Many mainstream news outlets disparaged the story at the time and even credulously repeated suggestions the laptop was a Russian disinformation operation. At the time, NPR public editor Kelly McBride addressed a listener’s question about the news outlet’s blackout of coverage. She said the Post’s reporting had “many, many red flags,” including its potential ties to Russia, and the assertions within the story weren’t significant.
“We don’t want to waste our time on stories that are not really stories, and we don’t want to waste the listeners’ and readers’ time on stories that are just pure distractions,” NPR managing editor Terence Samuel told McBride. “And quite frankly, that’s where we ended up, this was … a politically driven event, and we decided to treat it that way.”
In a stunning tell-all essay published last April, then-veteran NPR editor Uri Berliner recalled the attitude of his liberal colleagues to the laptop revelations.

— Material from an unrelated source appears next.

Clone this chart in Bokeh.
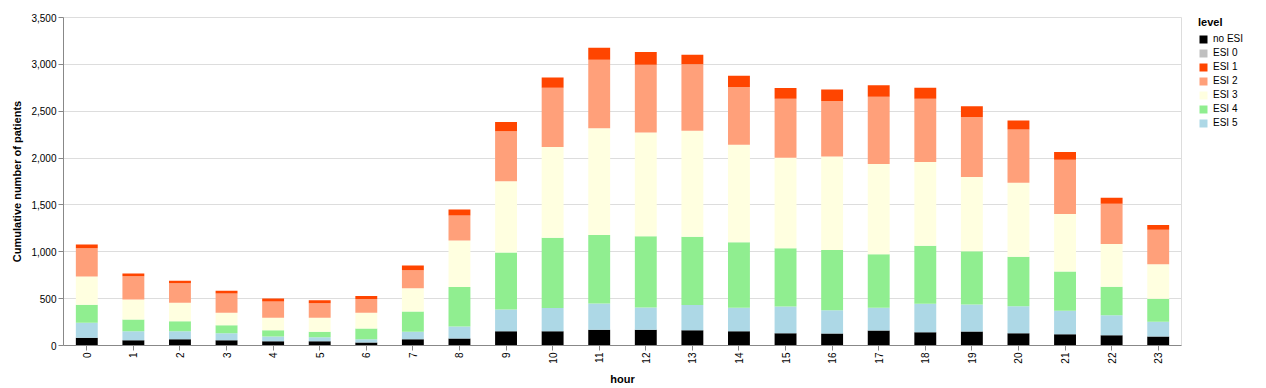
from bokeh.plotting import figure
from bokeh.models import FactorRange, Legend, LegendItem, NumeralTickFormatter, FixedTicker
from bokeh.embed import file_html
from bokeh.resources import INLINE
import math

hours = [str(h) for h in range(24)]
levels_stack = ["no ESI", "ESI 5", "ESI 4", "ESI 3", "ESI 2", "ESI 1", "ESI 0"]
legend_order = ["no ESI", "ESI 0", "ESI 1", "ESI 2", "ESI 3", "ESI 4", "ESI 5"]
colors = {"no ESI": "#000000", "ESI 0": "#c0c0c0", "ESI 1": "#ff4500", "ESI 2": "#ffa07a",
          "ESI 3": "#ffffe0", "ESI 4": "#90ee90", "ESI 5": "#add8e6"}

no_esi = [82, 57, 68, 57, 46, 46, 32, 68, 75, 153, 153, 167, 167, 164, 153, 132, 128, 160, 142, 149, 132, 121, 110, 96]
esi5 = [160, 96, 85, 75, 50, 43, 36, 78, 128, 231, 246, 281, 239, 267, 249, 284, 249, 242, 303, 289, 288, 249, 214, 157]
esi4 = [192, 125, 107, 85, 68, 57, 113, 217, 420, 609, 750, 730, 761, 729, 701, 623, 641, 573, 619, 569, 527, 420, 302, 245]
esi3 = [303, 213, 196, 132, 131, 149, 168, 249, 498, 761, 968, 1139, 1107, 1132, 1039, 965, 1000, 961, 893, 790, 790, 612, 456, 370]
esi2 = [302, 249, 209, 206, 175, 157, 146, 192, 267, 531, 634, 733, 722, 708, 616, 629, 591, 719, 676, 641, 569, 580, 430, 367]
esi1 = [39, 29, 25, 29, 32, 32, 32, 50, 64, 99, 110, 128, 136, 103, 121, 114, 124, 121, 118, 114, 96, 82, 65, 50]
esi0 = [0] * 24

y_ticks = [0, 500, 1000, 1500, 2000, 2500, 3000, 3500]

data = {"hour": hours, "no ESI": no_esi, "ESI 5": esi5, "ESI 4": esi4, "ESI 3": esi3,
        "ESI 2": esi2, "ESI 1": esi1, "ESI 0": esi0}

FONT = "Liberation Sans"

p = figure(x_range=FactorRange(*hours, range_padding=0), y_range=(0, 3500),
           frame_width=1118, frame_height=328, output_backend="svg", toolbar_location=None,
           min_border_left=63, min_border_top=17, min_border_right=85, min_border_bottom=43)

renderers = p.vbar_stack(levels_stack, x="hour", width=0.47, source=data,
                         color=[colors[l] for l in levels_stack], line_color=None)
rmap = dict(zip(levels_stack, renderers))

items = [LegendItem(label=l, renderers=[rmap[l]]) for l in legend_order]
legend = Legend(items=items, location=(17, 217), title="level",
                title_text_font=FONT, title_text_font_size="11px", title_text_font_style="bold",
                title_text_color="#000000", title_standoff=5,
                label_text_font=FONT, label_text_font_size="10px", label_text_color="#000000",
                glyph_width=10, glyph_height=10, label_height=10, spacing=3,
                label_standoff=5, padding=0, margin=0,
                border_line_color=None, background_fill_alpha=0)
p.add_layout(legend, "right")

p.outline_line_color = "#dddddd"
p.xgrid.grid_line_color = None
p.ygrid.grid_line_color = "#dddddd"
p.ygrid.ticker = FixedTicker(ticks=y_ticks)

p.yaxis.ticker = FixedTicker(ticks=y_ticks)
p.yaxis.formatter = NumeralTickFormatter(format="0,0")
p.yaxis.axis_label = "Cumulative number of patients"
p.xaxis.axis_label = "hour"
p.xaxis.major_label_orientation = math.pi / 2

for ax in (p.xaxis, p.yaxis):
    ax.axis_line_color = "#888888"
    ax.major_tick_line_color = "#888888"
    ax.minor_tick_line_color = None
    ax.major_tick_out = 5
    ax.major_tick_in = 0
    ax.major_label_standoff = 2
    ax.major_label_text_font = FONT
    ax.major_label_text_font_size = "10px"
    ax.major_label_text_color = "#000000"
    ax.axis_label_text_font = FONT
    ax.axis_label_text_font_size = "11px"
    ax.axis_label_text_font_style = "bold"
    ax.axis_label_text_color = "#000000"
p.yaxis.axis_label_standoff = 5
p.xaxis.axis_label_standoff = 6

open("out.html", "w").write(file_html(p, INLINE))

“The laptop was newsworthy. But the timeless journalistic instinct of following a hot story lead was being squelched,” Berliner wrote. “During a meeting with colleagues, I listened as one of NPR’s best and most fair-minded journalists said it was good we weren’t following the laptop story because it could help Trump.”
“When the essential facts of the Post’s reporting were confirmed and the emails verified independently about a year and a half later, we could have fessed up to our misjudgment. But, like Russia collusion, we didn’t make the hard choice of transparency,” he continued.
During her exchange with Cloud, Maher also acknowledged the legitimacy of the Wuhan lab-leak theory by the CIA after NPR previously dismissed speculation about the COVID pandemic’s origins at the time.
Maher remained adamant that NPR is a “nonpartisan” news organization despite her admissions.